EXERCISE INSTRUCTIONS> Skip the pictures. Set down, word for word, the lines from the start of the material up to and including the line with "const toPoints = (xs, ys)".

[BEGIN DATA BLOCK]

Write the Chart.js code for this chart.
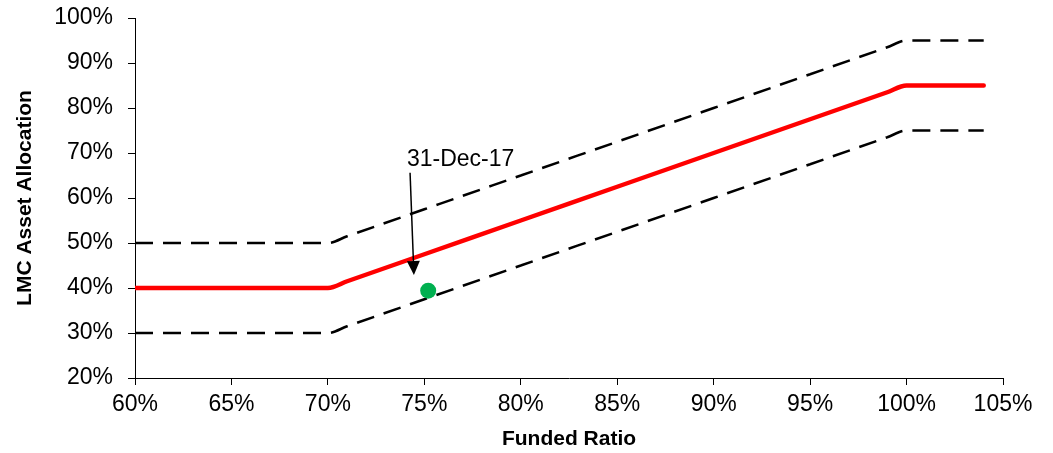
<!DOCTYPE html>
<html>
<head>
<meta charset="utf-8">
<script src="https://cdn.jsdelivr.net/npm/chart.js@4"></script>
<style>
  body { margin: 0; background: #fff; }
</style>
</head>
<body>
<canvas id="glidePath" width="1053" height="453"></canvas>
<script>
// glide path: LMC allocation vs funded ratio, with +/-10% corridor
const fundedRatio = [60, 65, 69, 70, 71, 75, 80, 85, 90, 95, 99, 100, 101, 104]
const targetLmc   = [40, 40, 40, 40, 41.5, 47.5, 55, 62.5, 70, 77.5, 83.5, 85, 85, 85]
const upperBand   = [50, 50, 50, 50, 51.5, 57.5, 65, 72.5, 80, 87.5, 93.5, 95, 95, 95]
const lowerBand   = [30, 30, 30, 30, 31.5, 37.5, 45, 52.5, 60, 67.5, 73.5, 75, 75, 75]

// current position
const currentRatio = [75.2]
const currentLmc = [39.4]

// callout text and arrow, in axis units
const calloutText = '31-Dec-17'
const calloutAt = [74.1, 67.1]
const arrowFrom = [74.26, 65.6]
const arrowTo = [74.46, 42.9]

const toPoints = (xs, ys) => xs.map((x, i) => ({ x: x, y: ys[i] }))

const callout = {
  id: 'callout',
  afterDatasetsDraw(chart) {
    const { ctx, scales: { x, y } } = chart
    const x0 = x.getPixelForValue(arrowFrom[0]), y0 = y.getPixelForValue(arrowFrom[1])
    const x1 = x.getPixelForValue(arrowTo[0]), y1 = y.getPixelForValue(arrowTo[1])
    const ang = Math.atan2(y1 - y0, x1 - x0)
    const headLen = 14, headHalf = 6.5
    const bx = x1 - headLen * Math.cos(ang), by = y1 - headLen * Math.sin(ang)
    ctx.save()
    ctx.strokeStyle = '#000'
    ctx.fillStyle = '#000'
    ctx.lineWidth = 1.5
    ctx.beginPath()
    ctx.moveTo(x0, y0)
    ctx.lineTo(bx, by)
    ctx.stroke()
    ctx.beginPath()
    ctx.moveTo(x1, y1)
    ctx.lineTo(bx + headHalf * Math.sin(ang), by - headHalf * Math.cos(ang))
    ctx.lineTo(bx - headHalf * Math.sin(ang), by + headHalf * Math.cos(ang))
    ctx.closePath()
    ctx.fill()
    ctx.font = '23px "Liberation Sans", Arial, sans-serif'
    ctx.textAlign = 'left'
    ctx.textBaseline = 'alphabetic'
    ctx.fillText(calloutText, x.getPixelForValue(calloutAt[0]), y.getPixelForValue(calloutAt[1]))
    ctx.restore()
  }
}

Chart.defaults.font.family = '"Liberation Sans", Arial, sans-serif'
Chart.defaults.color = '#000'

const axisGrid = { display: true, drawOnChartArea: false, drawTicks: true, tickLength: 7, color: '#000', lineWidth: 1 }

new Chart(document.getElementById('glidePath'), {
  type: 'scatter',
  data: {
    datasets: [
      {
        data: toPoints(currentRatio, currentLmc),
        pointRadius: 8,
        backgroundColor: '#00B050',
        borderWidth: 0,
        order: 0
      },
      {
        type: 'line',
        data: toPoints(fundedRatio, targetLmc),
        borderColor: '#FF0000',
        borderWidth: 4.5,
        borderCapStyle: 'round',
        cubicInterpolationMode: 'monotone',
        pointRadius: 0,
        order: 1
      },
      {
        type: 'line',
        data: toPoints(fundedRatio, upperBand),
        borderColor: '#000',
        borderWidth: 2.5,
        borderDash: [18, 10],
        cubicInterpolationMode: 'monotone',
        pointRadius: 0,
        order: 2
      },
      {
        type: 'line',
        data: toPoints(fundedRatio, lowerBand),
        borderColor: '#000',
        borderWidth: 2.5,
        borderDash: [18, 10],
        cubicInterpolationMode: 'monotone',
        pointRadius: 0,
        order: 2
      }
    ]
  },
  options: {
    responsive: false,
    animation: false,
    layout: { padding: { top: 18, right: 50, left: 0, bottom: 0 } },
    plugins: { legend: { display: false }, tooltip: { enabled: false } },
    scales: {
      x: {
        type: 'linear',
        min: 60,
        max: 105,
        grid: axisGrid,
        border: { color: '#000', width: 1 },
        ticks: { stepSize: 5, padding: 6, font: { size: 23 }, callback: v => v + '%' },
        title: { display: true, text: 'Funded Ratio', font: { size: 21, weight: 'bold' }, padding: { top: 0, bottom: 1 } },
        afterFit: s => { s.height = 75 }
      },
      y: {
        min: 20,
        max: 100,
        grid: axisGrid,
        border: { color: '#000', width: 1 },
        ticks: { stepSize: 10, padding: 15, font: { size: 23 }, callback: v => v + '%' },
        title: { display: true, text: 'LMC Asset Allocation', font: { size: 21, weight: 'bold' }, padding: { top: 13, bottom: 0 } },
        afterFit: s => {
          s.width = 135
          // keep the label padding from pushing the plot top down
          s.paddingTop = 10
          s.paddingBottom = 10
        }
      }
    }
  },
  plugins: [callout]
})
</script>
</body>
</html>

[END DATA BLOCK]

COMPLETED TASK>
Write the Chart.js code for this chart.
<!DOCTYPE html>
<html>
<head>
<meta charset="utf-8">
<script src="https://cdn.jsdelivr.net/npm/chart.js@4"></script>
<style>
  body { margin: 0; background: #fff; }
</style>
</head>
<body>
<canvas id="glidePath" width="1053" height="453"></canvas>
<script>
// glide path: LMC allocation vs funded ratio, with +/-10% corridor
const fundedRatio = [60, 65, 69, 70, 71, 75, 80, 85, 90, 95, 99, 100, 101, 104]
const targetLmc   = [40, 40, 40, 40, 41.5, 47.5, 55, 62.5, 70, 77.5, 83.5, 85, 85, 85]
const upperBand   = [50, 50, 50, 50, 51.5, 57.5, 65, 72.5, 80, 87.5, 93.5, 95, 95, 95]
const lowerBand   = [30, 30, 30, 30, 31.5, 37.5, 45, 52.5, 60, 67.5, 73.5, 75, 75, 75]

// current position
const currentRatio = [75.2]
const currentLmc = [39.4]

// callout text and arrow, in axis units
const calloutText = '31-Dec-17'
const calloutAt = [74.1, 67.1]
const arrowFrom = [74.26, 65.6]
const arrowTo = [74.46, 42.9]

const toPoints = (xs, ys) => xs.map((x, i) => ({ x: x, y: ys[i] }))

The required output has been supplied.